В нынешних выборах борьба шла главным образом между двумя партиями. Одна хотела продолжать политику Алариха и добиваться прочного союза с Римом. Другая требовала порвать с ненадежными римлянами и идти за Альпы, искать и завоевывать себе землю обетованную, наподобие древних иудеев. Атаулфу следовало быть осторожным и не дать своим соперникам повода обвинить его в чрезмерной приверженности Риму. Может быть, поэтому он избегал встречаться со мной до того дня, когда визиготы провозгласили его королем.
Зато в последующие месяцы мы виделись очень часто. Атаулф становился все более жадным до книг, но, кроме меня, ему не с кем было поговорить о прочитанном. Я в шутку требовала, чтобы он дал мне должность королевского библиотекаря с приличным жалованьем. История войн между Римом и варварами захватывала его воображение. "Галльскую войну" Юлия Цезаря он перечитывал несколько раз.

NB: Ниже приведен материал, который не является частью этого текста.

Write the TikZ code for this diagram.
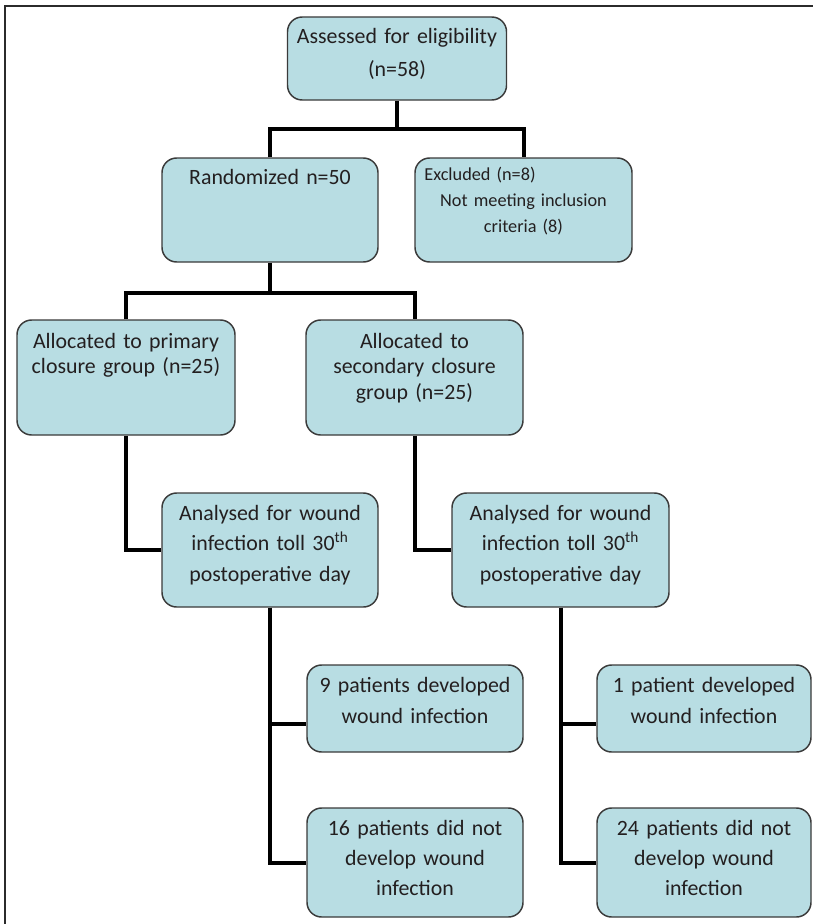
\documentclass[tikz,border=0pt]{standalone}
\usepackage{fontspec}
\setmainfont{Carlito}
\definecolor{boxfill}{HTML}{B8DDE3}
\definecolor{boxline}{HTML}{3A3A3A}
\definecolor{txt}{HTML}{231F20}
\definecolor{frame}{HTML}{2B2B2B}

\begin{document}
\begin{tikzpicture}[line cap=round,line join=round,x=0.75pt,y=-0.75pt,
	box/.style={draw=boxline,fill=boxfill,line width=1.1pt,rounded corners=11pt,inner xsep=0pt,inner ysep=0pt,
		align=center,text=txt,text height=20.25pt,font={\fontsize{16.4}{23}\selectfont}},
	link/.style={line width=3pt,line cap=butt,line join=miter,color=black}]
	\useasboundingbox (0,0) rectangle (813,924);
	\draw[line width=2.2pt,color=frame,line cap=butt,line join=miter] (5,924) -- (5,6) -- (813,6);

	\node[box,text width=164.25pt,text height=19.9pt,text depth=42.35pt,font={\fontsize{16.4}{24.75}\selectfont}] (assess) at (397,58.5) {Assessed for eligibility\\(n=58)};
	\node[box,text width=162pt,text height=19.9pt,text depth=58.1pt] (rand) at (270,210) {Randomized n=50};
	\node[box,text width=162.75pt,text height=16.9pt,text depth=61.1pt,font={\fontsize{13.7}{19.5}\selectfont}] (excl) at (523.5,210) {\hspace*{7pt}Excluded (n=8)\hfill\null\\Not meeting inclusion\\criteria (8)};
	\node[box,text width=163.5pt,text height=21.4pt,text depth=64.85pt,font={\fontsize{16.4}{19}\selectfont}] (prim) at (126,377.5) {Allocated to primary\\closure group (n=25)};
	\node[box,text width=162.75pt,text height=21.4pt,text depth=64.85pt,font={\fontsize{16.4}{19}\selectfont}] (sec) at (414.5,377.5) {Allocated to\\secondary closure\\group (n=25)};
	\node[box,text width=162pt,text depth=65.25pt] (an1) at (270,550) {Analysed for wound\\infection toll 30\textsuperscript{th}\\postoperative day};
	\node[box,text width=162.75pt,text depth=65.25pt] (an2) at (560.5,550) {Analysed for wound\\infection toll 30\textsuperscript{th}\\postoperative day};
	\node[box,text width=162pt,text height=20.6pt,text depth=44.65pt] (pos1) at (415,708.5) {9 patients developed\\wound infection};
	\node[box,text width=160.5pt,text height=20.6pt,text depth=44.65pt] (pos2) at (704,708.5) {1 patient developed\\wound infection};
	\node[box,text width=162pt,text depth=61.5pt,font={\fontsize{16.4}{22.5}\selectfont}] (neg1) at (415,862.5) {16 patients did not\\develop wound\\infection};
	\node[box,text width=160.5pt,text depth=61.5pt,font={\fontsize{16.4}{22.5}\selectfont}] (neg2) at (704,862.5) {24 patients did not\\develop wound\\infection};

	\path (assess.south) ++(0,28) coordinate (j1);
	\path (rand.south) ++(0,30) coordinate (j2);
	\path (pos1.west) ++(0,15.5) coordinate (k1);
	\path (pos2.west) ++(0,15.5) coordinate (k2);
	\draw[link] (assess.south) -- (j1);
	\draw[link] (rand.north) |- (j1) -| (excl.north);
	\draw[link] (rand.south) -- (j2);
	\draw[link] (prim.north) |- (j2) -| (sec.north);
	\draw[link] (prim.south) |- (an1.west);
	\draw[link] (sec.south) |- (an2.west);
	\draw[link] (an1.south) |- (neg1.west);
	\draw[link] (an1.south) |- (k1);
	\draw[link] (an2.south) |- (neg2.west);
	\draw[link] (an2.south) |- (k2);
\end{tikzpicture}
\end{document}
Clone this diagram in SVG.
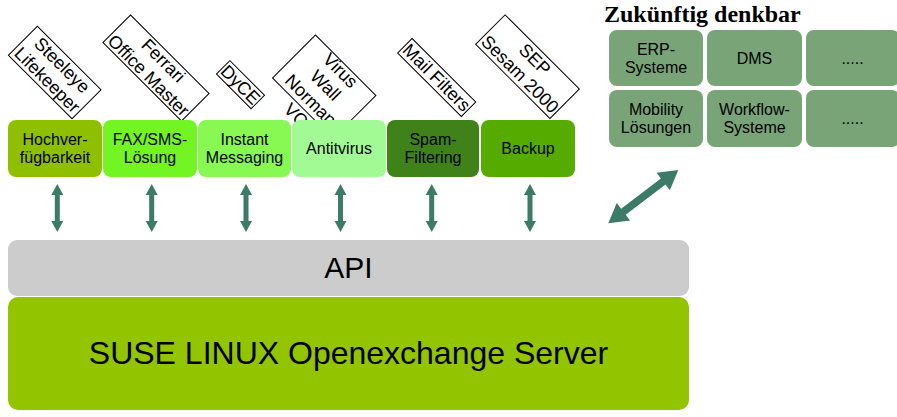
<svg xmlns="http://www.w3.org/2000/svg" width="897" height="417" viewBox="0 0 897 417">
<defs>
<style>
.sans{font-family:"Liberation Sans",Arial,sans-serif;fill:#000}
.mod{font-size:16px;text-anchor:middle}
.lbl{font-size:18px;text-anchor:middle}
.lbox{fill:#fff;stroke:#000;stroke-width:1}
.grid{fill:#78a478}
.arr{fill:#3b7b68}
</style>
<path id="varrow" d="M0,-24 L6,-13 L2.5,-13 L2.5,13 L6,13 L0,24 L-6,13 L-2.5,13 L-2.5,-13 L-6,-13 Z"/>
</defs>
<rect width="897" height="417" fill="#fff"/>

<!-- rotated product labels -->
<g id="label-steeleye" transform="translate(54.7,72.5) rotate(45)">
<rect class="lbox" x="-45" y="-20.5" width="90" height="41"/>
<text class="sans lbl" x="0" y="-4.3">Steeleye</text>
<text class="sans lbl" x="0" y="16.7">Lifekeeper</text>
</g>
<g id="label-ferrari" transform="translate(156,68) rotate(45)">
<rect class="lbox" x="-55.5" y="-19.5" width="111" height="39"/>
<text class="sans lbl" x="0" y="-4.3">Ferrari</text>
<text class="sans lbl" x="0" y="16.7">Office Master</text>
</g>
<g id="label-dyce" transform="translate(240.5,84.7) rotate(45)">
<rect class="lbox" x="-24.5" y="-9.5" width="49" height="19"/>
<text class="sans lbl" x="0" y="6.2">DyCE</text>
</g>
<g id="label-virus" transform="translate(324.2,86.7) rotate(45)">
<rect class="lbox" x="-42.7" y="-30.35" width="85.4" height="60.7"/>
<text class="sans lbl" x="0" y="-16.8">Virus</text>
<text class="sans lbl" x="0" y="4.2">Wall</text>
<text class="sans lbl" x="0" y="25.2">Norman</text>
<text class="sans lbl" x="0" y="46.2">VC</text>
</g>
<g id="label-mail" transform="translate(436.7,77.5) rotate(45)">
<rect class="lbox" x="-45" y="-10.2" width="90" height="20.4"/>
<text class="sans lbl" x="0" y="6.2">Mail Filters</text>
</g>
<g id="label-sep" transform="translate(527.5,66.7) rotate(45)">
<rect class="lbox" x="-52.5" y="-20.8" width="105" height="41.6"/>
<text class="sans lbl" x="0" y="-4.3">SEP</text>
<text class="sans lbl" x="0" y="16.7">Sesam 2000</text>
</g>

<!-- module boxes -->
<g id="mod-hochverfuegbarkeit">
<rect x="8" y="120" width="94" height="57" rx="8" fill="#8fc000"/>
<text class="sans mod" x="55" y="145">Hochver-</text>
<text class="sans mod" x="55" y="163">fügbarkeit</text>
</g>
<g id="mod-fax">
<rect x="103" y="120" width="94" height="57" rx="8" fill="#72f522"/>
<text class="sans mod" x="150" y="145">FAX/SMS-</text>
<text class="sans mod" x="150" y="163">Lösung</text>
</g>
<g id="mod-instant">
<rect x="198" y="120" width="93" height="57" rx="8" fill="#88f852"/>
<text class="sans mod" x="244.5" y="145">Instant</text>
<text class="sans mod" x="244.5" y="163">Messaging</text>
</g>
<g id="mod-antivirus">
<rect x="292" y="120" width="94" height="57" rx="8" fill="#a2fa94"/>
<text class="sans mod" x="339" y="154">Antitvirus</text>
</g>
<g id="mod-spam">
<rect x="387" y="120" width="92" height="57" rx="8" fill="#3f821a"/>
<text class="sans mod" x="433" y="145">Spam-</text>
<text class="sans mod" x="433" y="163">Filtering</text>
</g>
<g id="mod-backup">
<rect x="481" y="120" width="94" height="57" rx="8" fill="#55ab00"/>
<text class="sans mod" x="528" y="154">Backup</text>
</g>

<!-- API and server -->
<g id="api">
<rect x="8" y="240" width="681" height="56" rx="9" fill="#cccccc"/>
<text class="sans" x="348.5" y="278" font-size="30" text-anchor="middle">API</text>
</g>
<g id="server">
<rect x="8" y="297" width="681" height="113" rx="10" fill="#92c400"/>
<text class="sans" x="348.5" y="363.5" font-size="32" text-anchor="middle">SUSE LINUX Openexchange Server</text>
</g>

<!-- future panel -->
<g id="future-title">
<text x="604" y="21.7" font-family="'Liberation Serif','Times New Roman',serif" font-weight="bold" font-size="24">Zukünftig denkbar</text>
</g>
<g id="future-erp">
<rect class="grid" x="609" y="30" width="94" height="56" rx="8"/>
<text class="sans mod" x="656" y="54.5">ERP-</text>
<text class="sans mod" x="656" y="72.5">Systeme</text>
</g>
<g id="future-dms">
<rect class="grid" x="707" y="30" width="95" height="56" rx="8"/>
<text class="sans mod" x="754.5" y="63.5">DMS</text>
</g>
<g id="future-more1">
<rect class="grid" x="806" y="30" width="94" height="56" rx="8"/>
<text class="sans mod" x="852.5" y="63.5">.....</text>
</g>
<g id="future-mobility">
<rect class="grid" x="609" y="90" width="94" height="57" rx="8"/>
<text class="sans mod" x="656" y="115">Mobility</text>
<text class="sans mod" x="656" y="133">Lösungen</text>
</g>
<g id="future-workflow">
<rect class="grid" x="707" y="90" width="95" height="57" rx="8"/>
<text class="sans mod" x="754.5" y="115">Workflow-</text>
<text class="sans mod" x="754.5" y="133">Systeme</text>
</g>
<g id="future-more2">
<rect class="grid" x="806" y="90" width="94" height="57" rx="8"/>
<text class="sans mod" x="852.5" y="124">.....</text>
</g>

<!-- connectors -->
<g id="connectors" class="arr">
<use href="#varrow" transform="translate(57.3,208)"/>
<use href="#varrow" transform="translate(151.7,208)"/>
<use href="#varrow" transform="translate(246,208)"/>
<use href="#varrow" transform="translate(340.5,208)"/>
<use href="#varrow" transform="translate(431.7,208)"/>
<use href="#varrow" transform="translate(530,208)"/>
<path transform="translate(643.3,196.7) rotate(-37.3)" d="M-44,0 L-25,-11 L-25,-3.8 L25,-3.8 L25,-11 L44,0 L25,11 L25,3.8 L-25,3.8 L-25,11 Z"/>
</g>
</svg>
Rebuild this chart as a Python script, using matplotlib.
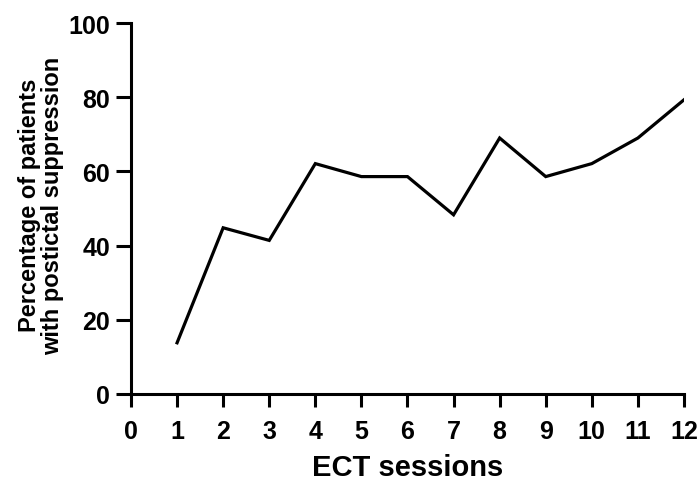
import matplotlib.pyplot as plt

plt.rcParams['font.family'] = ['Liberation Sans', 'DejaVu Sans']
plt.rcParams['font.weight'] = 'bold'

# data
sessions = [1, 2, 3, 4, 5, 6, 7, 8, 9, 10, 11, 12]
pct_suppression = [13.8, 44.8, 41.4, 62.1, 58.6, 58.6, 48.3, 69.0, 58.6, 62.1, 69.0, 79.3]
x_ticks = list(range(0, 13))
y_ticks = [0, 20, 40, 60, 80, 100]

fig = plt.figure(figsize=(6.99, 4.85), dpi=100)
ax = fig.add_axes([0.1874, 0.1856, 0.7911, 0.7649])

ax.plot(sessions, pct_suppression, color='black', linewidth=2.3, solid_joinstyle='miter')

ax.set_xlim(0, 12)
ax.set_ylim(0, 100)
ax.set_xticks(x_ticks)
ax.set_yticks(y_ticks)

for side in ['top', 'right']:
    ax.spines[side].set_visible(False)
for side in ['left', 'bottom']:
    ax.spines[side].set_linewidth(2.2)

ax.tick_params(axis='x', width=2.2, length=9, labelsize=18, pad=9)
ax.tick_params(axis='y', width=2.2, length=11, labelsize=18, pad=4)
for lbl in ax.get_xticklabels() + ax.get_yticklabels():
    lbl.set_fontweight('bold')

ax.set_xlabel('ECT sessions', fontsize=21, fontweight='bold', labelpad=7)
ax.set_ylabel('Percentage of patients\nwith postictal suppression', fontsize=17,
              fontweight='bold', linespacing=1.0)
ax.yaxis.set_label_coords(-0.121, 0.51)

fig.savefig('out.png', dpi=100)
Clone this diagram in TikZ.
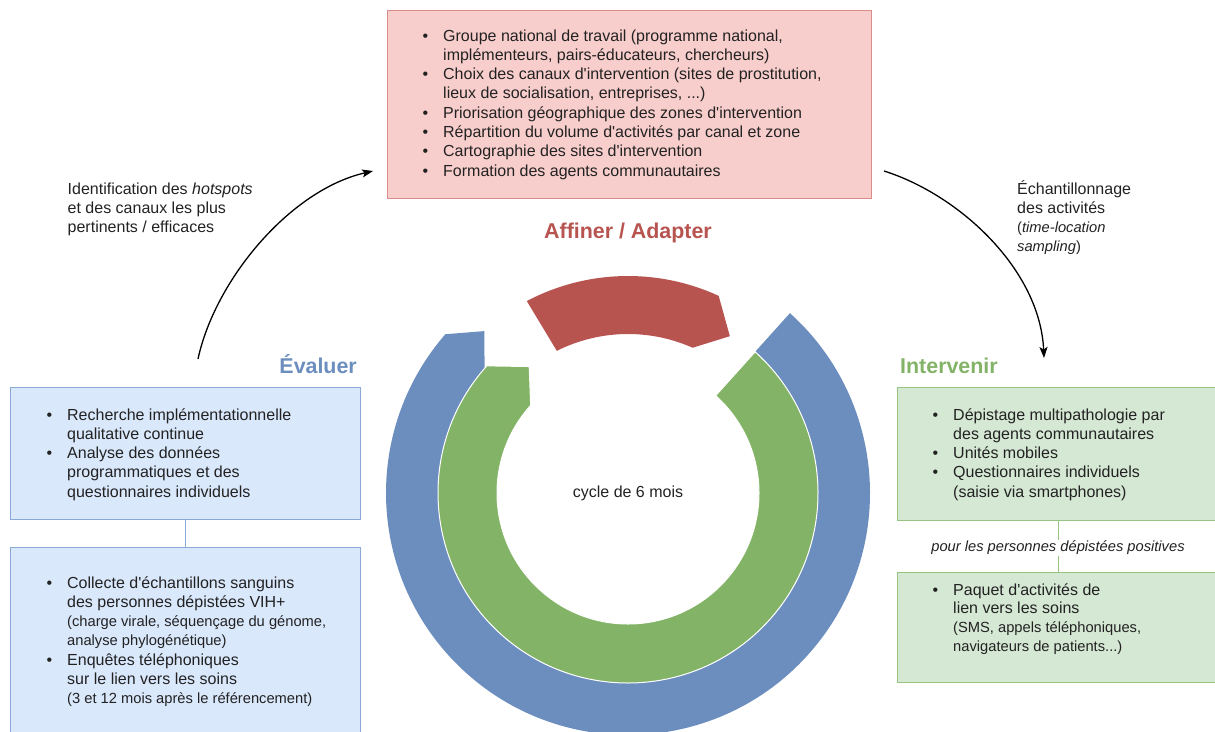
\documentclass[tikz,border=0pt]{standalone}
\usepackage{fontspec}
\newfontfamily\arialfont{Liberation Sans}
\usetikzlibrary{arrows.meta}
\definecolor{ringblue}{HTML}{6C8EBF}
\definecolor{ringgreen}{HTML}{82B366}
\definecolor{ringred}{HTML}{B85450}
\definecolor{bluefill}{HTML}{DAE8FC}
\definecolor{blueline}{HTML}{8AA9D6}
\definecolor{greenfill}{HTML}{D5E8D4}
\definecolor{greenline}{HTML}{97C483}
\definecolor{redfill}{HTML}{F8CECC}
\definecolor{redline}{HTML}{D98C8A}
\definecolor{txtgray}{HTML}{222222}
\newcommand{\fbody}{\arialfont\fontsize{16}{19.3}\selectfont}
\newcommand{\fsmall}{\fontsize{14.7}{19.3}\selectfont}
\newcommand{\ftitle}{\arialfont\bfseries\fontsize{21.4}{25}\selectfont}
\newcommand{\bul}{\llap{•\hspace{15pt}}}
\begin{document}
\begin{tikzpicture}[x=1pt,y=-1pt,
  boxbase/.style={line width=1.2pt, anchor=north west, inner sep=0pt},
  redbox/.style={boxbase, draw=redline, fill=redfill},
  bluebox/.style={boxbase, draw=blueline, fill=bluefill},
  greenbox/.style={boxbase, draw=greenline, fill=greenfill},
  txt/.style={anchor=base west, inner sep=0pt, font=\fbody, text=txtgray},
  title/.style={inner sep=0pt, font=\ftitle},
  arr/.style={line width=1.3pt, -{Stealth[length=11pt,width=8pt,inset=2.5pt]}},
  link/.style={line width=1.2pt}
]
\useasboundingbox (0,0) rectangle (1215,731);
\clip (0,0) rectangle (1215,731);

% boxes
\node[redbox, minimum width=484pt, minimum height=188pt] (aff) at (387,10) {};
\node[bluebox, minimum width=350pt, minimum height=132pt] (ev1) at (10,387) {};
\node[bluebox, minimum width=350pt, minimum height=220pt] (ev2) at (10,547) {};
\node[greenbox, minimum width=322pt, minimum height=133pt] (int1) at (897,387) {};
\node[greenbox, minimum width=322pt, minimum height=110pt] (int2) at (897,572) {};

\draw[link, draw=blueline] (ev1.south) -- (ev2.north);
\draw[link, draw=greenline] (int1.south) -- (int2.north);
\node[fill=white, inner sep=1.5pt, font=\arialfont\itshape\fontsize{14.7}{17}\selectfont, text=txtgray] (pos) at (1058,548) {pour les personnes dépistées positives};

% ring
\begin{scope}[shift={(628,493)}]
  \fill[ringblue] (48:242pt) arc[start angle=48, end angle=-221, radius=242pt]
     -- (-228.4:216.5pt) -- (-221:190pt)
     arc[start angle=-221, end angle=48, radius=190pt] -- cycle;
  \filldraw[fill=ringgreen, draw=white, line width=1pt]
     (48:190pt) arc[start angle=48, end angle=-222, radius=190pt]
     -- (-232:160.5pt) -- (-222:131pt)
     arc[start angle=-222, end angle=48, radius=131pt] -- cycle;
  \fill[ringred] (117.8:217pt) arc[start angle=117.8, end angle=65.3, radius=217pt]
     -- (57:187pt) -- (66:159pt)
     arc[start angle=66, end angle=116.6, radius=159pt] -- cycle;
\end{scope}
\node[txt, anchor=base] (cyc) at (628,497) {cycle de 6 mois};

% titles
\node[title, text=ringred, anchor=base] (tAff) at (628,238) {Affiner / Adapter};
\node[title, text=ringblue, anchor=base east] (tEv) at (357,373) {Évaluer};
\node[title, text=ringgreen, anchor=base west] (tInt) at (900,373) {Intervenir};

% box texts
\node[txt] (xaff) at (443,41) {\begin{tabular}[t]{@{}l@{}}
\bul Groupe national de travail (programme national,\\
implémenteurs, pairs-éducateurs, chercheurs)\\
\bul Choix des canaux d'intervention (sites de prostitution,\\
lieux de socialisation, entreprises, ...)\\
\bul Priorisation géographique des zones d'intervention\\
\bul Répartition du volume d'activités par canal et zone\\
\bul Cartographie des sites d'intervention\\
\bul Formation des agents communautaires
\end{tabular}};

\node[txt] (xev1) at (67,420) {\begin{tabular}[t]{@{}l@{}}
\bul Recherche implémentationnelle\\
qualitative continue\\
\bul Analyse des données\\
programmatiques et des\\
questionnaires individuels
\end{tabular}};

\node[txt] (xev2) at (67,588) {\begin{tabular}[t]{@{}l@{}}
\bul Collecte d'échantillons sanguins\\
des personnes dépistées VIH+\\
{\fsmall (charge virale, séquençage du génome,}\\
{\fsmall analyse phylogénétique)}\\
\bul Enquêtes téléphoniques\\
sur le lien vers les soins\\
{\fsmall (3 et 12 mois après le référencement)}
\end{tabular}};

\node[txt] (xint1) at (953,420) {\begin{tabular}[t]{@{}l@{}}
\bul Dépistage multipathologie par\\
des agents communautaires\\
\bul Unités mobiles\\
\bul Questionnaires individuels\\
(saisie via smartphones)
\end{tabular}};

\node[txt, font=\arialfont\fontsize{16}{18.7}\selectfont] (xint2) at (953,595) {\begin{tabular}[t]{@{}l@{}}
\bul Paquet d'activités de\\
lien vers les soins\\
{\fsmall (SMS, appels téléphoniques,}\\
{\fsmall navigateurs de patients...)}
\end{tabular}};

% arrow labels
\node[txt] (lab1) at (67.5,194) {\begin{tabular}[t]{@{}l@{}}
Identification des \textit{hotspots}\\
et des canaux les plus\\
pertinents / efficaces
\end{tabular}};
\node[txt] (lab2) at (1017,194) {\begin{tabular}[t]{@{}l@{}}
Échantillonnage\\
des activités\\
{\fsmall (\textit{time-location}}\\
{\fsmall \textit{sampling})}
\end{tabular}};

% arrows
\coordinate (a1s) at (198,359);
\coordinate (a1e) at (373,171);
\coordinate (a2s) at (884,171);
\coordinate (a2e) at (1044,358);
\draw[arr] (a1s) .. controls (215,280) and (290,190) .. (a1e);
\draw[arr] (a2s) .. controls (960,195) and (1040,270) .. (a2e);
\end{tikzpicture}
\end{document}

- Теперь я понимаю, почему он побеждал, - говорил Атаулф. - В его сердце не было слепой ненависти к врагу. Цезарь видел в галлах людей, изучал их нравы и обычаи, искал и находил союзников среди них. И то, что он пишет о раздоре среди галльских племен, как две капли воды похоже на раздоры между визиготами и остготами.
Он порывисто подбегал к полке, доставал нужный свиток, начинал читать вслух, продираясь сквозь старомодную латынь Цезаря:
- "В Галлии во всех общинах и во всех округах и других под… подразделениях страны, а также чуть ли не в каждом доме существуют партии…". Точно то же самое происходило и у наших предков сто лет назад. Как у галлов была проримская партия во главе с племенем эдуев и прогерманская во главе с племенем секванов, так и у нас: визиготы приняли крещение и хотели присоединиться к Риму, а остготы рвались сохранить вольную кочевую жизнь. Раздор проникал в семьи, брат поднимался на брата. Даже моя остготская родня проклинала меня, когда я двинулся на помощь Алариху. Ах, если бы нашим предкам достались эти книги! От скольких ошибок можно было бы спастись, сколько жизней сберечь!
К этому времени я уже не стеснялась говорить с королем на равных (по крайней мере, в стенах библиотеки) и не боялась возражать.
- Что-то я не припомню, чтобы большая ученость спасала от ошибок и крови. Вспомните хотя бы Сенеку. Он воспитывал Нерона и вырастил императора, который оказался непревзойденным только в одном: в бессмысленности совершенных им злодеяний.
- Может быть, ваш Сенека просто не был таким уж умным, каким его рисуют. Зато Александр Великий учился у Аристотеля и потом завоевал полмира. Но давайте оставим на время великих людей и вернемся к простым. Отец передавал мне рассказ деда о том, как тот, еще совсем молодым, в погоне за кабаном однажды вдруг выбежал к реке и увидел на другом берегу - впервые! - ослепительные белые стены. Римский город. Высокомерный в своей неприступности. Изнеженный в своем богатстве. Презрительный, недоступный, манящий.
Тут Атаулф садился на своего любимого конька и начинал рассуждать о том, как кочевое охотничье племя превращается в оседлый народ, начинает пахать землю, строить города, прокладывать дороги.
- Победить камень - вот в чем секрет. И металл. Власть над конем, над стадом овец, над диким оленем - это лишь первая ступень. Живое подчинилось тебе - теперь научись распоряжаться мертвым. Иудеи, бежавшие из Египта, выучились у египтян делать кирпич и строить дома. Без этого они никогда не сумели бы создать свое государство.
Он объяснял мне вечную дилемму, выраставшую перед каждым племенем: они уже умели строить деревянные дома, но не умели возводить неприступные каменные стены. А если твой город не превращен в настоящую крепость, любой враг рано или поздно захватит его.